Moving on: Deirdre Kelly, one of the residents of James Turner Street, speaks at a fringe event at the Conservative Party Conference last week

Moving on: Deirdre Kelly, one of the residents of James Turner Street, speaks at a fringe event at the Conservative Party Conference last week

CHANNEL 4's follow-up to its Benefits Street documentary series has been criticised by a parish priest.

The new show, to be called Immigration Street, centres on Derby Road in Southampton, an area that the TV company for the series, Love Productions, says has a long history of migration.

The Team Rector of the Southampton City Centre Team Ministry, the Revd Julian Davies, said that he feared the programme would undo his parish's excellent race relations.

"Southampton prides itself on excellent ethnic and inter-religious relations, in which many people across the communities have much invested time, effort and goodwill," Mr Davies said last week. "There is fear that this programme could undo some of this good work, and incite inter-community tensions through inviting unwelcome interest from groups outside, unsympathetic to what has been achieved here."

Love Productions' previous programme, Benefits Street, focused on James Turner Street in Birmingham, where, it was said, up to 90 per cent of the residents claimed benefits. The programme was a ratings hit for Channel 4, but sparked anger from some residents. They said that they had been misled by the TV company about the nature of the documentary (News, 24 January).

Mr Davies said: "The programme is inherently racist, in that it identifies immigration by the colour of the skin."

There were also other parts of central Southampton where more immigrants lived, he said. "If the crew had filmed in other parts of my parish, they would have encountered more immigrants, most of whom enrich life here, who promote good social values, and who make this part of Southampton into the wonderfully vibrant, international, and cosmopolitan place that it is."

Much of the opposition to Love Productions and Channel 4 in Birmingham was led by the Revd Steve Chalke, the founder of the Oasis Trust, which runs a school on James Turner Street. At the time, he said Benefits Street treated the residents as exhibits in a "human zoo".

In response to approaches from other communities, Oasis has now produced a "self-defence" toolkit to help communities resist similar documentaries.

Mr Chalke said: "I'm sick to death of seeing the communities in which we work - and I know well - being so damagingly misrepresented. The negative legacy that these 'documentaries' leave lingers in the community long after the cameras have packed up and gone."

The toolkit, which can be downloaded from the Oasis website, includes draft press releases, ideas for garnering more positive media coverage, and a "decoder" of TV-company language.

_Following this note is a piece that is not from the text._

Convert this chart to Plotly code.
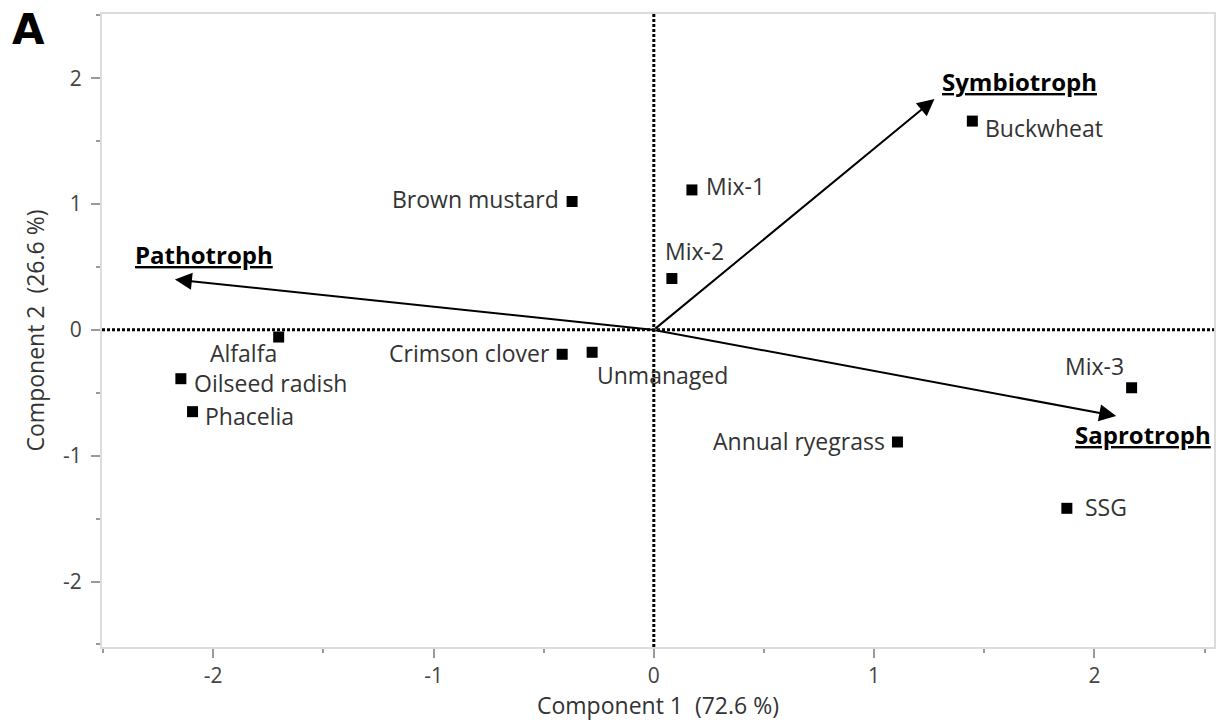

Not everyone on Derby Road is opposed to Immigration Street. Mohammed Afzal Khan, secretary of the Abu Bakr Mosque, on Argyle Road near by, told the BBC's Asian Network that he had happily been filmed talking about the part played by Muslims and the mosque in the area.

One Southampton councillor, Satvir Kaur, grew up in the area around Derby Road. She told a public meeting earlier this year that she and most residents were second- or third-generation immigrants. "This begs the question: at what point do me and my neighbours stop being classed or considered as immigrants, and start being considered British?" she asked.

A spokeswoman for Channel 4, Marion Bentley, said that the programme would not stoke up racial tension.

"Immigration is one of the most fiercely debated and divisive issues in Britain; so it is vital that a public-service broadcaster such as Channel 4 provides programming exploring these kinds of issues.

"All the filming has been with local residents, all of whom have given their express and informed consent to appear in the series."